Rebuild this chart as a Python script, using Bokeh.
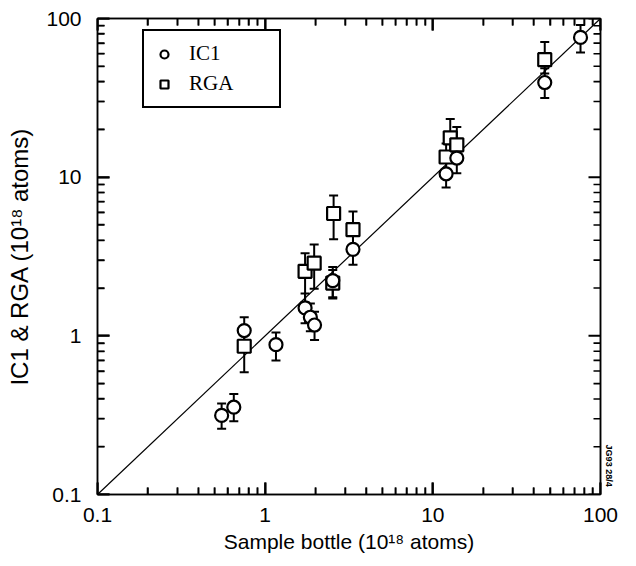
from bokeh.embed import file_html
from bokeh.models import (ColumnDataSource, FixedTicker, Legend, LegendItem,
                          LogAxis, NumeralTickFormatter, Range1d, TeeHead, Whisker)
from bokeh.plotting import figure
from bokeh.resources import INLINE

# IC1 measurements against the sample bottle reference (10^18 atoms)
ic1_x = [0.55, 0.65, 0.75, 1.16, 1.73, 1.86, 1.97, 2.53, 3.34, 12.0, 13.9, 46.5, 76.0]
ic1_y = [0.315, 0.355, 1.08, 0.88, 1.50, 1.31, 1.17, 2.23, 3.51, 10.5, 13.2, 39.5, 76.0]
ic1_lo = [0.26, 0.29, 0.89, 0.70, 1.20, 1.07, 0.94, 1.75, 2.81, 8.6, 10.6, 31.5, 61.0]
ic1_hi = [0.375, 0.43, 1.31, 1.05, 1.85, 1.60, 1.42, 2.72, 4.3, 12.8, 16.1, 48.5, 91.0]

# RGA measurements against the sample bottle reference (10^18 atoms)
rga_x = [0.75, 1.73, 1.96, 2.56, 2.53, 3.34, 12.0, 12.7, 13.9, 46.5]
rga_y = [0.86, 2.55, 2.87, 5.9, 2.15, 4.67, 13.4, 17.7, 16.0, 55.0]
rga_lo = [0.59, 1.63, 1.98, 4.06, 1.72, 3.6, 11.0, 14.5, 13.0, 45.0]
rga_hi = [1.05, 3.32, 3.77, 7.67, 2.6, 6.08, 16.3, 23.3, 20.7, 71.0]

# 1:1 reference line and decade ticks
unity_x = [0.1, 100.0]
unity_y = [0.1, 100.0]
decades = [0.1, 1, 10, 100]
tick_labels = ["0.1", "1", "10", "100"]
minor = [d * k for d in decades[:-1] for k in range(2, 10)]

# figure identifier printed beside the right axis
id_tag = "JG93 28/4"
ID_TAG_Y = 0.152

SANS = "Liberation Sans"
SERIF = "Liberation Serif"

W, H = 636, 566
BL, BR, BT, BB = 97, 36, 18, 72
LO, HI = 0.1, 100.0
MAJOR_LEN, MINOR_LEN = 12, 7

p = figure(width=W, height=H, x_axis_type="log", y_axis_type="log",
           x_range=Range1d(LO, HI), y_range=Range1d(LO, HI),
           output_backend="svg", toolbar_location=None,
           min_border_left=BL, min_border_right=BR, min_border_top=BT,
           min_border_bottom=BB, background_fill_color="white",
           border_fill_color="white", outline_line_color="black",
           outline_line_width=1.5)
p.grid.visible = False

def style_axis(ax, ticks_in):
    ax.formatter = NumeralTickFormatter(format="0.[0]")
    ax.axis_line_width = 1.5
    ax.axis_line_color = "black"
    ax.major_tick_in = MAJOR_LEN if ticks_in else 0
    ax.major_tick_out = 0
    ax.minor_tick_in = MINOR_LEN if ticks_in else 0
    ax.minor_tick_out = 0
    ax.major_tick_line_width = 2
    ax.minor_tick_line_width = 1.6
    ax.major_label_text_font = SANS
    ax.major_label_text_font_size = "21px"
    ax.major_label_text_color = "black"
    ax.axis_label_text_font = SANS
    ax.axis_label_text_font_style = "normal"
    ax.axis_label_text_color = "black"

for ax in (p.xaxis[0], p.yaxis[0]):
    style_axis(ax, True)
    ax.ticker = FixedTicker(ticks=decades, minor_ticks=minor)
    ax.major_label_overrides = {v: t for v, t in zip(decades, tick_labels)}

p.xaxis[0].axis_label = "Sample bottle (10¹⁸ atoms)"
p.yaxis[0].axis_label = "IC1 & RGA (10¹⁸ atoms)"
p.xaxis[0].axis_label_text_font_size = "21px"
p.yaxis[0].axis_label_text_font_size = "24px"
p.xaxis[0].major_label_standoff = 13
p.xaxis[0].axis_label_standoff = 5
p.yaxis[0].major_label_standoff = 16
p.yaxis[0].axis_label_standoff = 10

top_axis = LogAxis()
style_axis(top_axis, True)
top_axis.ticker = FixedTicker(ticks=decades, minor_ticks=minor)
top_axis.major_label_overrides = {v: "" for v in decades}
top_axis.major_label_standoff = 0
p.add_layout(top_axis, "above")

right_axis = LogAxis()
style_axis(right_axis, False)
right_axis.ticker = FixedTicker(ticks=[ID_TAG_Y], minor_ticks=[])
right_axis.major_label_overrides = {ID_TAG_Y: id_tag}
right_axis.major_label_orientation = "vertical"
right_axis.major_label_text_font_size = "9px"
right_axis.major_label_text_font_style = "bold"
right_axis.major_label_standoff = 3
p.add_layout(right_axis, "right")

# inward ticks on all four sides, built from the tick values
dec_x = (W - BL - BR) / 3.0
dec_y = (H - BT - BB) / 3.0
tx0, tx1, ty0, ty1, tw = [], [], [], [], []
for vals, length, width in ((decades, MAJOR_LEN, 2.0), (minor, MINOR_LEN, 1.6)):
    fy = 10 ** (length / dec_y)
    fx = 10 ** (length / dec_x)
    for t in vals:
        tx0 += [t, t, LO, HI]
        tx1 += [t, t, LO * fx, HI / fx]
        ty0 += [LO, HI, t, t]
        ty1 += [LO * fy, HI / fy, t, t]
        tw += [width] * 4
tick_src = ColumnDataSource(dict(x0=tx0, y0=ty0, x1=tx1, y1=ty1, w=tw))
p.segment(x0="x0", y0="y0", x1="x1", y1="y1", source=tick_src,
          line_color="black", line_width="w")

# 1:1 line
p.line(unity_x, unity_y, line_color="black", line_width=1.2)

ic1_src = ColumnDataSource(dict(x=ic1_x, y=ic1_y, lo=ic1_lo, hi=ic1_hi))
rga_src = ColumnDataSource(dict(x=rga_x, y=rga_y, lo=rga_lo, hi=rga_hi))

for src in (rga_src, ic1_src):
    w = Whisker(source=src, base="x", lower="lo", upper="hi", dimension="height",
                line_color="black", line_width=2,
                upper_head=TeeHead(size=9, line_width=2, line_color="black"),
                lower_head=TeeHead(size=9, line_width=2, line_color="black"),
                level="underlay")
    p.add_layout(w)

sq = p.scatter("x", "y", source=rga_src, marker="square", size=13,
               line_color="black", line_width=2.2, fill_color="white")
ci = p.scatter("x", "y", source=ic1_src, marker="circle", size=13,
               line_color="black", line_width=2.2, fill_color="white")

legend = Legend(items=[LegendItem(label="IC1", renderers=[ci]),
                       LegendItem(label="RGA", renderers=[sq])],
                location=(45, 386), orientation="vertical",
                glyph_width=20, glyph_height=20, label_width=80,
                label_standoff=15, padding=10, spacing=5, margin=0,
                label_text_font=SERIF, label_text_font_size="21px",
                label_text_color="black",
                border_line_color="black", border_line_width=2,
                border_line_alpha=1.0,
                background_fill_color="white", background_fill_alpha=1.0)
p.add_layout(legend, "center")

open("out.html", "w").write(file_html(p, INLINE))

------------------------------

■ SET PROBLEM ■
From the opening line of the listing above through the line bearing "23.3, 20.7, 71.0]", repeat each line exactly. Drop every picture.

■ EXERCISE RESULT ■
Rebuild this chart as a Python script, using Bokeh.
from bokeh.embed import file_html
from bokeh.models import (ColumnDataSource, FixedTicker, Legend, LegendItem,
                          LogAxis, NumeralTickFormatter, Range1d, TeeHead, Whisker)
from bokeh.plotting import figure
from bokeh.resources import INLINE

# IC1 measurements against the sample bottle reference (10^18 atoms)
ic1_x = [0.55, 0.65, 0.75, 1.16, 1.73, 1.86, 1.97, 2.53, 3.34, 12.0, 13.9, 46.5, 76.0]
ic1_y = [0.315, 0.355, 1.08, 0.88, 1.50, 1.31, 1.17, 2.23, 3.51, 10.5, 13.2, 39.5, 76.0]
ic1_lo = [0.26, 0.29, 0.89, 0.70, 1.20, 1.07, 0.94, 1.75, 2.81, 8.6, 10.6, 31.5, 61.0]
ic1_hi = [0.375, 0.43, 1.31, 1.05, 1.85, 1.60, 1.42, 2.72, 4.3, 12.8, 16.1, 48.5, 91.0]

# RGA measurements against the sample bottle reference (10^18 atoms)
rga_x = [0.75, 1.73, 1.96, 2.56, 2.53, 3.34, 12.0, 12.7, 13.9, 46.5]
rga_y = [0.86, 2.55, 2.87, 5.9, 2.15, 4.67, 13.4, 17.7, 16.0, 55.0]
rga_lo = [0.59, 1.63, 1.98, 4.06, 1.72, 3.6, 11.0, 14.5, 13.0, 45.0]
rga_hi = [1.05, 3.32, 3.77, 7.67, 2.6, 6.08, 16.3, 23.3, 20.7, 71.0]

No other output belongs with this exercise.